The national competition encourages children to come up with innovative and creative ideas centered on science and technology. It is a collaboration of i.am FIRST, founded by Black Eyed Peas artist, will. i.am, and Time Warner’s Connect a Million Minds program. Both programs promote the Science, Technology, Engineering and Mathematics (STEM) Education Coalition, which supports STEM programs for teachers and students throughout the United States. STEM affiliates include the U.S. Department of Education and the National Science Foundation, among other organizations that support STEM-related programs.

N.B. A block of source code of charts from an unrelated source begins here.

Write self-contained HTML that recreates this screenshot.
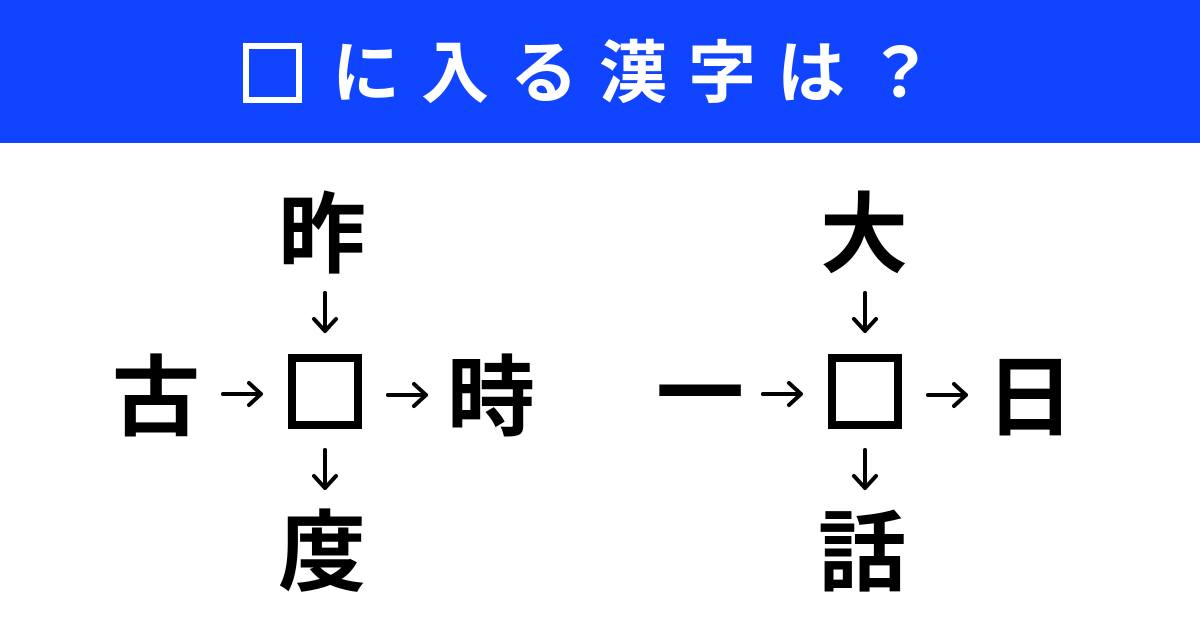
<!DOCTYPE html>
<html><head><meta charset="utf-8"><style>
html,body{margin:0;padding:0;background:#fff;}
svg{display:block}
text{font-family:"Liberation Sans","Noto Sans CJK JP",sans-serif;font-weight:700}
</style></head><body>
<svg width="1200" height="628" viewBox="0 0 1200 628" xmlns="http://www.w3.org/2000/svg">
<rect x="0" y="0" width="1200" height="143" fill="#1144ff"/>
<rect x="246" y="46" width="53" height="54" fill="none" stroke="#fff" stroke-width="6"/>
<text x="332" y="74" fill="#fff" font-size="68" text-anchor="start" dominant-baseline="central" letter-spacing="21">に入る漢字は？</text>
<g fill="#000" font-size="88" text-anchor="middle" dominant-baseline="central">
<text x="322" y="235">昨</text>
<text x="156" y="398">古</text>
<text x="491" y="398">時</text>
<text x="322" y="553">度</text>
<text x="864" y="235">大</text>
<text x="700" y="394">一</text>
<text x="1030" y="398">日</text>
<text x="862" y="553">話</text>
</g>
<defs>
<g id="dn" fill="none" stroke="#000" stroke-width="4" stroke-linecap="round" stroke-linejoin="round">
<path d="M0 0 V38 M-11 26 L0 38 L11 26"/>
</g>
<g id="rt" fill="none" stroke="#000" stroke-width="4" stroke-linecap="round" stroke-linejoin="round">
<path d="M0 0 H38 M26 -11 L38 0 L26 11"/>
</g>
</defs>
<g>
<use href="#dn" x="325" y="293"/>
<use href="#dn" x="325" y="450"/>
<use href="#rt" x="223" y="394"/>
<use href="#rt" x="388" y="395"/>
<rect x="292" y="358" width="66" height="67" fill="none" stroke="#000" stroke-width="8"/>
</g>
<g transform="translate(540,0)">
<use href="#dn" x="325" y="293"/>
<use href="#dn" x="325" y="450"/>
<use href="#rt" x="223" y="394"/>
<use href="#rt" x="388" y="395"/>
<rect x="292" y="358" width="66" height="67" fill="none" stroke="#000" stroke-width="8"/>
</g>
</svg>
</body></html>
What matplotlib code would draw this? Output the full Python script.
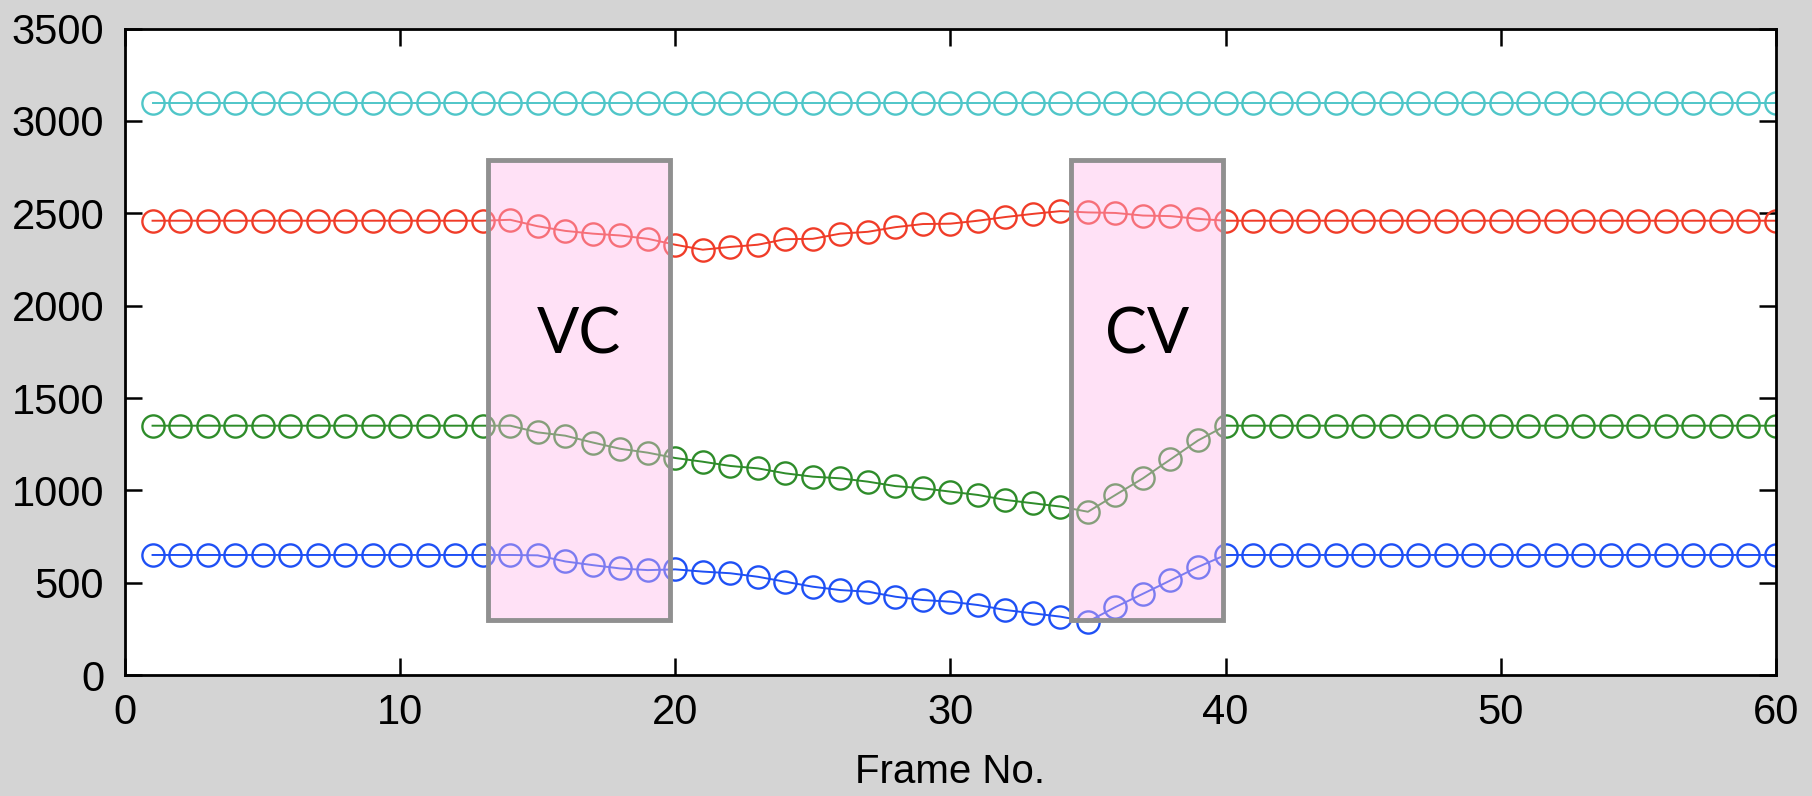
import matplotlib
matplotlib.use("Agg")
import matplotlib.pyplot as plt
from matplotlib.patches import Rectangle
import numpy as np

frames = np.arange(1, 61)

# formant tracks (frames 1..60)
f4 = [3100] * 60
f3 = ([2460] * 13
      + [2465, 2430, 2405, 2390, 2380, 2362, 2330, 2303, 2318, 2330, 2360, 2362,
         2390, 2400, 2425, 2442, 2444, 2460, 2480, 2497, 2512, 2505, 2502, 2488,
         2485, 2470]
      + [2460] * 21)
f2 = ([1350] * 13
      + [1350, 1314, 1296, 1259, 1225, 1204, 1175, 1155, 1132, 1119, 1092, 1074,
         1065, 1047, 1023, 1011, 993, 975, 948, 930, 912, 884, 975, 1065, 1168,
         1270]
      + [1350] * 21)
f1 = ([650] * 13
      + [650, 648, 615, 595, 577, 568, 572, 560, 551, 532, 505, 478, 460, 451,
         424, 406, 397, 379, 352, 334, 316, 289, 368, 440, 512, 585]
      + [650] * 21)

series = [f4, f3, f2, f1]
colors = ['#4fc6c8', '#f03c28', '#2e8c2a', '#1e50f5']

# transition regions
regions = [("VC", 13.2, 19.8), ("CV", 34.4, 39.9)]
region_low, region_high = 300, 2790

plt.rcParams['font.family'] = ['Liberation Sans Narrow', 'Liberation Sans', 'DejaVu Sans']

fig = plt.figure(figsize=(18.12, 7.96), dpi=100, facecolor='#d4d4d4')
ax = fig.add_axes([0.069, 0.152, 0.911, 0.812])

for vals, c in zip(series, colors):
    ax.plot(frames, vals, color=c, marker='o', fillstyle='none',
            markersize=16, markeredgewidth=1.7, linewidth=1.4)

for name, x0, x1 in regions:
    ax.add_patch(Rectangle((x0, region_low), x1 - x0, region_high - region_low,
                           facecolor=(1.0, 0.72, 0.92, 0.42),
                           edgecolor='#909090', linewidth=3.5, zorder=5))
    ax.text((x0 + x1) / 2, 1840, name, ha='center', va='center',
            fontsize=45, color='black', zorder=6, family=['Lato', 'DejaVu Sans'])

ax.set_xlim(0, 60)
ax.set_ylim(0, 3500)
ax.set_xticks(range(0, 61, 10))
ax.set_yticks(range(0, 3501, 500))
ax.tick_params(direction='in', length=12, width=1.8, labelsize=30,
               top=True, right=True)
ax.tick_params(axis='x', pad=13)
ax.tick_params(axis='y', pad=15)
for s in ax.spines.values():
    s.set_linewidth(2)
ax.set_xlabel('Frame No.', fontsize=29, labelpad=14)

fig.savefig('out.png', dpi=100, facecolor=fig.get_facecolor())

The winner of “Wouldn’t it be cool if ...” will work with Fahrenheit 212, a leading innovation firm in New York, to make their idea a reality. More than 1,100 children from Time Warner Cable markets nationwide submitted invention ideas to the competition. The contest began taking submissions on Feb. 21 and the deadline for submissions was March 28. Four competition finalists will be announced on April 9. Finalists will pitch their ideas to a panel of judges at the FIRST Robotics Championships in St. Louis, Mo. The grand prize winner will be announced that same day.

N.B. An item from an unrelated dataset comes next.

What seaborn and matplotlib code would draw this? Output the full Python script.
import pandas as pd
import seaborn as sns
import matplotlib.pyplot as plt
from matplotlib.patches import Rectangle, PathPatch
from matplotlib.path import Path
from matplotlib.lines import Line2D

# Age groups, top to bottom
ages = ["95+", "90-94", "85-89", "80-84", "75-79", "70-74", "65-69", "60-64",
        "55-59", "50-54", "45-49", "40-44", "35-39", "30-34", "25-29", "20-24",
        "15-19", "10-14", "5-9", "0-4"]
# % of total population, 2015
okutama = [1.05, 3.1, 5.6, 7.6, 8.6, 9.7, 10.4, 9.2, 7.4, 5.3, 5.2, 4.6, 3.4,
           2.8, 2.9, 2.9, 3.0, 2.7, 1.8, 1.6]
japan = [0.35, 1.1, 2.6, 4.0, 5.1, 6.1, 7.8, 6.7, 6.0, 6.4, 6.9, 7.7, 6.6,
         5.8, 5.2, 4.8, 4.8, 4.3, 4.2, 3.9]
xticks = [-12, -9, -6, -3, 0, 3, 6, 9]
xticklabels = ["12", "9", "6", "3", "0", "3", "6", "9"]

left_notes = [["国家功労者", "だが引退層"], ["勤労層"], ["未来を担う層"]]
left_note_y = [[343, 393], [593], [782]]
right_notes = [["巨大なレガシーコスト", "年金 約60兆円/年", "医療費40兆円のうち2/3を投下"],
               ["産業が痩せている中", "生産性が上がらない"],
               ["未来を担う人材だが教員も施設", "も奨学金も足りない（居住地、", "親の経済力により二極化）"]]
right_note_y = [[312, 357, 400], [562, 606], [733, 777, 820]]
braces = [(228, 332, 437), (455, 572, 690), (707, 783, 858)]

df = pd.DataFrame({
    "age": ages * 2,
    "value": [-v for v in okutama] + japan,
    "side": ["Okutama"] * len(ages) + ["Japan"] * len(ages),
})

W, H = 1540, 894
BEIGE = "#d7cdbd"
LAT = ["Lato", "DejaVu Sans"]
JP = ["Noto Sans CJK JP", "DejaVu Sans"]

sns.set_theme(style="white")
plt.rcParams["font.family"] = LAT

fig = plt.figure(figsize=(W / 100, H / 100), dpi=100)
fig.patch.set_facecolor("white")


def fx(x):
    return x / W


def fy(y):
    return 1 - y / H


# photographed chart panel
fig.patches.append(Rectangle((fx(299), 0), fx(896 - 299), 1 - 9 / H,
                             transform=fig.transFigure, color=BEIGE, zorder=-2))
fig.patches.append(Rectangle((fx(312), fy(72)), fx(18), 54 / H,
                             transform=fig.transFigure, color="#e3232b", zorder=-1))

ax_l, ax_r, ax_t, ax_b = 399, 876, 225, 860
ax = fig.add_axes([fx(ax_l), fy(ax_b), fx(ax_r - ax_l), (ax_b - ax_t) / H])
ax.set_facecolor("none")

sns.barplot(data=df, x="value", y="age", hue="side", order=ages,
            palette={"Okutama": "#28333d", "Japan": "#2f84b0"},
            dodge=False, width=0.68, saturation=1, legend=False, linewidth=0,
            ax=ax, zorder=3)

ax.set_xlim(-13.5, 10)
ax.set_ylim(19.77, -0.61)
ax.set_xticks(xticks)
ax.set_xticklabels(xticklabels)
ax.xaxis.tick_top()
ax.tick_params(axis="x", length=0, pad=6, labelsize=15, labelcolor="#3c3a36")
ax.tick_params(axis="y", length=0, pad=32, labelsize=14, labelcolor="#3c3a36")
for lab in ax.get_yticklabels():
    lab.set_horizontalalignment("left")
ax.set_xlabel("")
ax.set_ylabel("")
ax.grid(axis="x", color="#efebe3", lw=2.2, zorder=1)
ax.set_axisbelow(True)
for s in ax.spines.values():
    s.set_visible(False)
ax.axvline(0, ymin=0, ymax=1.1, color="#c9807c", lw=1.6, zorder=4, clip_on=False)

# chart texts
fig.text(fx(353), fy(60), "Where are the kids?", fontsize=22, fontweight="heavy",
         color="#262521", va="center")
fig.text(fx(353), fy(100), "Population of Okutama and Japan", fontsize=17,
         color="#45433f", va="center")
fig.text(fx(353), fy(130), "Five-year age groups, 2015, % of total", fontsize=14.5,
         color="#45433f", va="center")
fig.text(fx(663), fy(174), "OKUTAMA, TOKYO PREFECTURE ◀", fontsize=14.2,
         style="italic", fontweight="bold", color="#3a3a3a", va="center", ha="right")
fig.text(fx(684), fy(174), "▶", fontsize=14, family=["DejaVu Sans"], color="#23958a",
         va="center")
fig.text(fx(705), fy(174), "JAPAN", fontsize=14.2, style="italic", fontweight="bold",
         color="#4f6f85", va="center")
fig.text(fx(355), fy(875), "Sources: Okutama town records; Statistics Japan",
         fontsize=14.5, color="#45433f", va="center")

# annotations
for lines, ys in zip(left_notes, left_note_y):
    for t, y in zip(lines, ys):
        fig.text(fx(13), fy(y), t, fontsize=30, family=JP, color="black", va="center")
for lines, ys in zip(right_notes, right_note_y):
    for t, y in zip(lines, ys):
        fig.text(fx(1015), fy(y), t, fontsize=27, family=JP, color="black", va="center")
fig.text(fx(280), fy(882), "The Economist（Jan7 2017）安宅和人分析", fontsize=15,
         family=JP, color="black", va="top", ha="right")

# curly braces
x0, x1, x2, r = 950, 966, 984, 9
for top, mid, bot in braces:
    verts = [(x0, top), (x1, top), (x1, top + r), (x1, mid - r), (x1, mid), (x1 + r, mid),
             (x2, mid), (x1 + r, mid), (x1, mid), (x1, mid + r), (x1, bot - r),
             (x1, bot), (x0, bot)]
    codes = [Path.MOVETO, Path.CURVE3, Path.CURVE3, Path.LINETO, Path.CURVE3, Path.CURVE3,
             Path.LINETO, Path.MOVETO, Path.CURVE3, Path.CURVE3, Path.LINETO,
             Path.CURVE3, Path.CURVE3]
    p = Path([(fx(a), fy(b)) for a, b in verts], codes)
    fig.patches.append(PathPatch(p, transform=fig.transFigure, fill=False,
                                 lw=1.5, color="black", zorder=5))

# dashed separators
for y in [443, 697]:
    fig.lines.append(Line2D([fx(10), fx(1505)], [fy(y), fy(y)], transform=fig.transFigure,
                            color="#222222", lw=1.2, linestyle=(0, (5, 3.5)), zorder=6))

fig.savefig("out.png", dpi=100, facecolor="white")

Time Warner Cable Communication Manager Andrew Russell and the company’s Area Vice President Paul Schonewolf, visited the Boys & Girls Club in South Portland on March 28 to recognize the children who participated for their hard work and creativity. The cable company also presented the clubhouse with three Kindle Fires to show their support and congratulations.

“This is a celebration of our partnership with Time Warner Cable,” said Karen MacDonald, chief operating officer for the Boys & Girls Clubs of Southern Maine. “The idea behind it is getting kids across America to think, ‘Wouldn’t it be cool to change the world?’”

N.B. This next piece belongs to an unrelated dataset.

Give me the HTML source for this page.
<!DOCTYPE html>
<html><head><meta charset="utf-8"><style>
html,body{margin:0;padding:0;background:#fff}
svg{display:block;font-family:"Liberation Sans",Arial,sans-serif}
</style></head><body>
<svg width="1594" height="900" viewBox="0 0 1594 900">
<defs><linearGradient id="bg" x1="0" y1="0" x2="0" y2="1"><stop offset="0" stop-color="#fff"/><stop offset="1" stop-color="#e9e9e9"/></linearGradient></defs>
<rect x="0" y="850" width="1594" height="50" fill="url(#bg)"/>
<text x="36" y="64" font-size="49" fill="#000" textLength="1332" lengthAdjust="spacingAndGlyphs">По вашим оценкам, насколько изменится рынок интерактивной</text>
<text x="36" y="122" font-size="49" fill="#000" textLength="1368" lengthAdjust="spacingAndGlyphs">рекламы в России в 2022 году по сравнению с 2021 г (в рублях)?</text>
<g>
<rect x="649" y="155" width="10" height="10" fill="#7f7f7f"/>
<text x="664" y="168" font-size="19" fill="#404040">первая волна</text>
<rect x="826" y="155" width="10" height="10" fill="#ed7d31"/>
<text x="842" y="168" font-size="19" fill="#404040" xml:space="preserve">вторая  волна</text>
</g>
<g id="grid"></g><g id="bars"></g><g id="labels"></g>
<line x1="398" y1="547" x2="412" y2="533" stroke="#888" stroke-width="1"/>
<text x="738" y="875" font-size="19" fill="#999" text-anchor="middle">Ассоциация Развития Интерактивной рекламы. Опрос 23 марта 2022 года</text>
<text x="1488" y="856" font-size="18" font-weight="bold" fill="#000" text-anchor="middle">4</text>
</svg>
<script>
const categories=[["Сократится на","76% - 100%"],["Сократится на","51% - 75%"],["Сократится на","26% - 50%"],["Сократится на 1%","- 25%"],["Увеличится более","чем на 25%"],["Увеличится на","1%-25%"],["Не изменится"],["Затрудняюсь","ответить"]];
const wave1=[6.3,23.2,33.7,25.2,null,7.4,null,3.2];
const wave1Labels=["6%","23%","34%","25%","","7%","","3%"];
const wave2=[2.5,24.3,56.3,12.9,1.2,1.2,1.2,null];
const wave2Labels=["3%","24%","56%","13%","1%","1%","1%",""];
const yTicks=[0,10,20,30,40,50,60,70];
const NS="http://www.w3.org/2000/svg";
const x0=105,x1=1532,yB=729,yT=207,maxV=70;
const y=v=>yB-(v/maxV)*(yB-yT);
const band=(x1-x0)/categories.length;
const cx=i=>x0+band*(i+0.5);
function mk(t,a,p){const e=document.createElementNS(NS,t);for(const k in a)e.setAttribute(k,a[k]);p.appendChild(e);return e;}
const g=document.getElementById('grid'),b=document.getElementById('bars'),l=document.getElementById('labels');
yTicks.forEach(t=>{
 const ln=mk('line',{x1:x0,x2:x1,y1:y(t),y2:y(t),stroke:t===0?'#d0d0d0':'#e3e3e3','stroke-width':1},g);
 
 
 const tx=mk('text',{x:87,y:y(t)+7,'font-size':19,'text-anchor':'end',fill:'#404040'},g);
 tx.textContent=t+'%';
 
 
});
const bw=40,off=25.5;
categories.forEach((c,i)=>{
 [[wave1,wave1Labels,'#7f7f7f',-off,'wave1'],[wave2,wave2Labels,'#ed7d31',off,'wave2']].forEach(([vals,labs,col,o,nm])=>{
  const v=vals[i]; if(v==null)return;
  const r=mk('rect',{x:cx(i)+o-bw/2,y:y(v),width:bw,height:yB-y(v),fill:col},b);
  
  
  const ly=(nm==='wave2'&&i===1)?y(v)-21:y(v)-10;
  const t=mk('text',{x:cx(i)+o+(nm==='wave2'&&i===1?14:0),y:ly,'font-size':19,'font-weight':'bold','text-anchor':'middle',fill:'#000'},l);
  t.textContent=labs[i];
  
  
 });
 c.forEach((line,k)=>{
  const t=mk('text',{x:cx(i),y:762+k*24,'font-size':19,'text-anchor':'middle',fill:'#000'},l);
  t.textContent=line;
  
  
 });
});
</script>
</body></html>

MacDonald said the contest is great at getting children not only thinking about mathematical and scientific concepts, but also applying those concepts into a real design theory on paper.

Russell explained how Time Warner Cable established Connect a Million Minds in 2009 and how the will.i.am contest was launched last month.

Russell said science, technology, engineering and math are important industries in today’s world and the earlier children get interested in these subject areas, the more likely they are to pursue them as future careers.

“That’s where our jobs are going to be and what our company needs – we need computer experts,” Russell said.

Russell and Schonewolf’s visit to the clubhouse included a chance for the children to present all of their original ideas to an audience and to explain the three ideas the group chose for their official contest submissions.

Kaitlyn DiRenzo, Boys & Girls Club staff member, supervised the group while they worked on their ideas. She assisted Jacob Noon and Will Kirk as they presented their top three ideas to the audience. Noon explained his idea of a solar powered pop-up tent that can fold itself up with the push of a button. DiRenzo added that the group also brainstormed ideas for a core temperature fabric, which is supposed to monitor body temperature during physical activity and an animal decoder collar that translates animal sounds into speech.

DiRenzo outlined other creative ideas that were not chosen for submission. Those included a toothbrush with built-in toothpaste; glasses equipped with GPS, video and music; a voice activated alarm clock; and solar powered plants, among others.

Schonewolf and Russell listened attentively and asked Noon and Kirk questions about each idea, then thanked the five children who participated.

“It’s really important to pay attention to STEM and to get excited about it because you have the potential to change the world with creative and innovative products,” Schonewolf said to the children.

He went on to explain to the children why companies like Time Warner Cable need math, science and engineering professionals in the future.

“All of our products are made by scientists and engineering technology,” Schonewolf said. “Eighty percent of the jobs over the next 10 years will be created in STEM fields.”

Children who participated in the contest along with Noon and Kirk were Virginia Saunders, Max Johnson and Aliyah Palmer. The group also received much of its support and encouragement from the clubhouse Unit Director, Jennifer Pierce.

Schonewolf and Russell surprised the creative bunch with the Kindle Fires at the end of the presentation and they provided ice cream for all of the children in the clubhouse.